The letter noted that the federal appellate court that allowed Leggett to be kept in jail proposed a test for determining if she is a journalist, which Leggett could easily pass. The court did not actually rule on the issue because it found that even for journalists, there is no privilege not to testify before a grand jury.

The Justice Department guidelines for subpoenas of journalists require careful balancing of competing interests and narrowly tailored requests for a journalist’s testimony on a specific topic. The Reporters Committee argued that a sweeping subpoena for all records gathered in a four-year investigation does not come close to meeting those requirements, particularly in an open-ended grand jury investigation.

The Reporters Committee also said that the case “has already called into question this administration’s dedication to First Amendment principles,” noting that foreign editorialists are openly questioning the human rights leadership role of a country that sends journalists to jail for refusing to act as agents of law enforcement.

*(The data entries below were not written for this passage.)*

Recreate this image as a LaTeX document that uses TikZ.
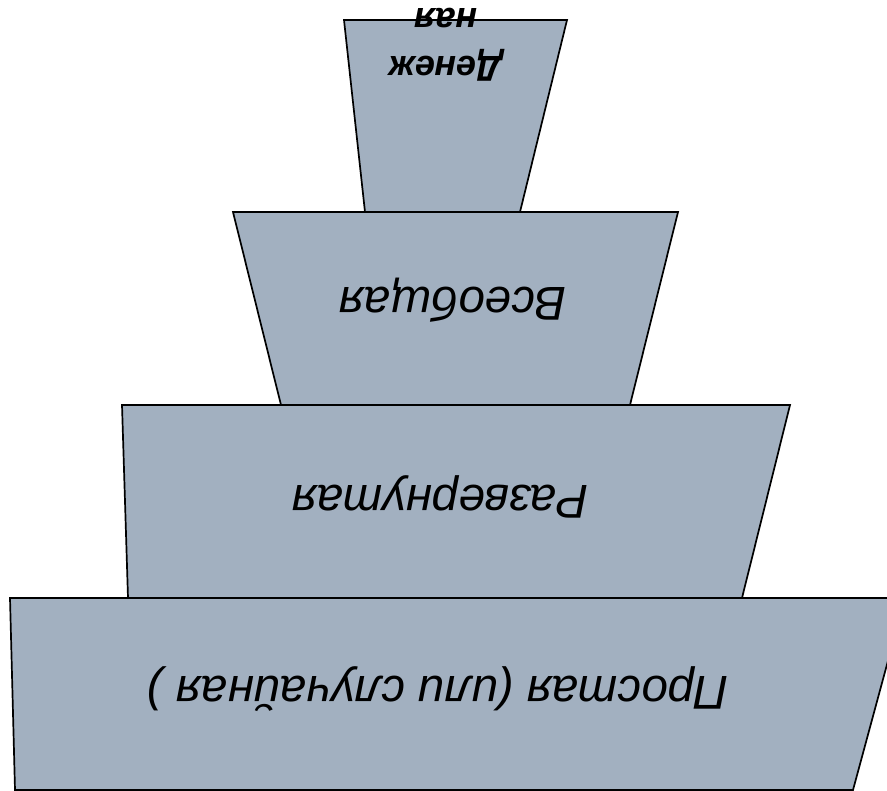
\documentclass[tikz,border=0pt]{standalone}
\usepackage{fontspec}
\setmainfont{Liberation Sans}
\definecolor{tierfill}{RGB}{162,176,192}
\tikzset{
  tier/.style={fill=tierfill, draw=black, line width=1.7pt, line join=miter},
  tierlabel/.style={rotate=180, inner sep=0pt, font=\fontsize{47.5}{57}\selectfont\itshape},
  toplabel/.style={rotate=180, inner sep=0pt, align=center, font=\fontsize{36}{48}\selectfont\bfseries\itshape}
}
\begin{document}
\begin{tikzpicture}[x=1pt,y=-1pt]
\useasboundingbox (0,0) rectangle (887,791);
\clip (0,0) rectangle (887,791);
% tiers
\draw[tier] (344,20) -- (567,20) -- (520,212) -- (365,212) -- cycle;
\draw[tier] (233,212) -- (678,212) -- (630,405) -- (281,405) -- cycle;
\draw[tier] (122,405) -- (790,405) -- (742,598) -- (128,598) -- cycle;
\draw[tier] (10,598) -- (905,598) -- (853,790) -- (15,790) -- cycle;
% labels
\node[toplabel] (t1) at (446,45) {Денеж\\ная};
\node[tierlabel] (t2) at (453,300) {Всеобщая};
\node[tierlabel] (t3) at (440,497) {Развернутая};
\node[tierlabel] (t4) at (438,689) {Простая (или случайная )};
\end{tikzpicture}
\end{document}
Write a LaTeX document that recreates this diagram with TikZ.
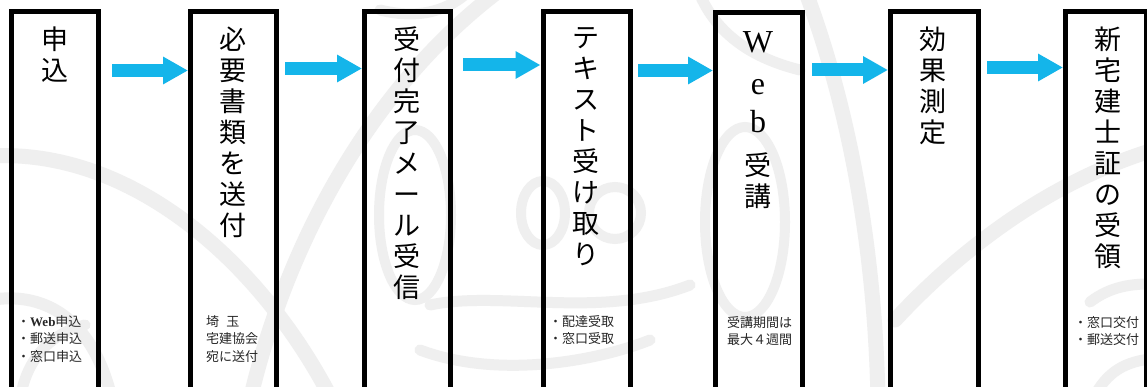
\documentclass[tikz,border=0pt]{standalone}
\usepackage{fontspec}
\setmainfont{Liberation Serif}
\newfontfamily\jp{Noto Sans CJK JP}
\usetikzlibrary{arrows.meta}
\definecolor{wm}{RGB}{239,239,239}
\definecolor{flowblue}{RGB}{20,181,234}
\tikzset{
  box/.style={draw=black, line width=5pt, minimum width=#1, minimum height=400pt, anchor=north west, inner sep=0pt},
  big/.style={font=\jp\fontsize{27}{31}\selectfont, align=center, anchor=north, inner sep=0pt, text=black},
  bigchar/.style={font=\fontsize{32}{34}\selectfont, inner sep=0pt, text=black},
  small/.style={font=\jp\fontsize{13}{17.3}\selectfont, align=left, anchor=north west, inner sep=0pt, text=black!85},
  flow/.style={draw=flowblue, line width=13pt, -{Triangle[length=25pt,width=26pt]}},
  wmline/.style={draw=wm, line width=#1, line cap=round},
  wmline/.default=13pt,
}
\begin{document}
\begin{tikzpicture}[x=1pt,y=-1pt]
\useasboundingbox (0,0) rectangle (1147,387);
\clip (0,0) rectangle (1147,387);
\fill[white] (0,0) rectangle (1147,387);
% watermark
\draw[wmline=15pt] (-10,156) .. controls (130,148) and (260,260) .. (332,400);
\draw[wmline=12pt] (-10,300) .. controls (50,290) and (95,325) .. (112,400);
\draw[wmline=11pt] (20,400) .. controls (25,365) and (45,335) .. (85,325);
\draw[wmline=15pt] (250,400) .. controls (290,230) and (380,80) .. (500,-10);
\draw[wmline=10pt] (415,215) ellipse [x radius=36, y radius=85];
\draw[wmline=10pt] (543,213) ellipse [x radius=22, y radius=32];
\draw[wmline=10pt] (615,213) ellipse [x radius=26, y radius=26];
\draw[wmline=11pt] (430,305) .. controls (500,290) and (600,320) .. (690,285);
\draw[wmline=11pt] (420,350) .. controls (500,380) and (600,360) .. (650,340);
\draw[wmline=10pt] (745,222) ellipse [x radius=40, y radius=95];
\draw[wmline=15pt] (805,-10) .. controls (850,110) and (875,250) .. (878,400);
\draw[wmline=15pt] (895,320) .. controls (960,250) and (1050,180) .. (1160,148);
\draw[wmline=11pt] (1090,302) .. controls (1110,287) and (1130,283) .. (1160,284);
\draw[wmline=11pt] (1095,395) .. controls (1110,368) and (1130,360) .. (1160,358);
\draw[wmline=11pt] (700,-5) .. controls (720,40) and (760,60) .. (800,70);
\draw[wmline=11pt] (380,10) .. controls (420,20) and (450,10) .. (470,-10);
% boxes
\node[box=87pt] (b1) at (9,9) {};
\node[box=86pt] (b2) at (188,9.5) {};
\node[box=86pt] (b3) at (362,9.5) {};
\node[box=87pt] (b4) at (540.5,9.5) {};
\node[box=86.5pt] (b5) at (713,10.5) {};
\node[box=87.5pt] (b6) at (888,9.5) {};
\node[box=81pt] (b7) at (1063,9.5) {};
% big texts
\node[big] (t1) at (55,27) {申\\込};
\node[big] (t2) at (233,27) {必\\要\\書\\類\\を\\送\\付};
\node[big] (t3) at (406.5,27) {受\\付\\完\\了\\メ\\ー\\ル\\受\\信};
\node[big] (t4) at (585.5,27) {テ\\キ\\ス\\ト\\受\\け\\取\\り};
\node[bigchar, anchor=base] (t5a) at (758,53) {W};
\node[bigchar, anchor=base] (t5b) at (758,95) {e};
\node[bigchar, anchor=base] (t5c) at (758,133) {b};
\node[big] (t5d) at (758,153) {受\\講};
\node[big] (t6) at (932.5,27) {効\\果\\測\\定};
\node[big] (t7) at (1108,27) {新\\宅\\建\\士\\証\\の\\受\\領};
% small texts
\node[small] (s1) at (17,315.5) {・{\rmfamily\bfseries Web}申込\\・郵送申込\\・窓口申込};
\node[small] (s2) at (206,315.5) {埼\hspace{0.55em}玉\\宅建協会\\宛に送付};
\node[small] (s4) at (549,315) {・配達受取\\・窓口受取};
\node[small] (s5) at (727,316) {受講期間は\\最大４週間};
\node[small] (s7) at (1074,316) {・窓口交付\\・郵送交付};
% arrows
\coordinate (a1) at (112,70.5);
\coordinate (a2) at (285,68.5);
\coordinate (a3) at (463,65);
\coordinate (a4) at (638,70.5);
\coordinate (a5) at (812,70);
\coordinate (a6) at (987,67.5);
\draw[flow] (a1) -- (b2.west |- a1);
\draw[flow] (a2) -- (b3.west |- a2);
\draw[flow] (a3) -- (b4.west |- a3);
\draw[flow] (a4) -- (b5.west |- a4);
\draw[flow] (a5) -- (b6.west |- a5);
\draw[flow] (a6) -- (b7.west |- a6);
\end{tikzpicture}
\end{document}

The current record for incarceration of a journalist is believed to have been set by a Los Angeles reporter almost 30 years ago. William Farr, then with the Los Angeles Herald Examiner, was jailed for 46 days in 1972 for refusing to reveal the source of leaked documents in the Charles Manson trial. There is no indication that the U.S. Department of Justice has ever had a reporter jailed for more than one day, prior to the Leggett case. Almost all other jailings of reporters, including the jailing of Farr, came at the request of county prosecutors.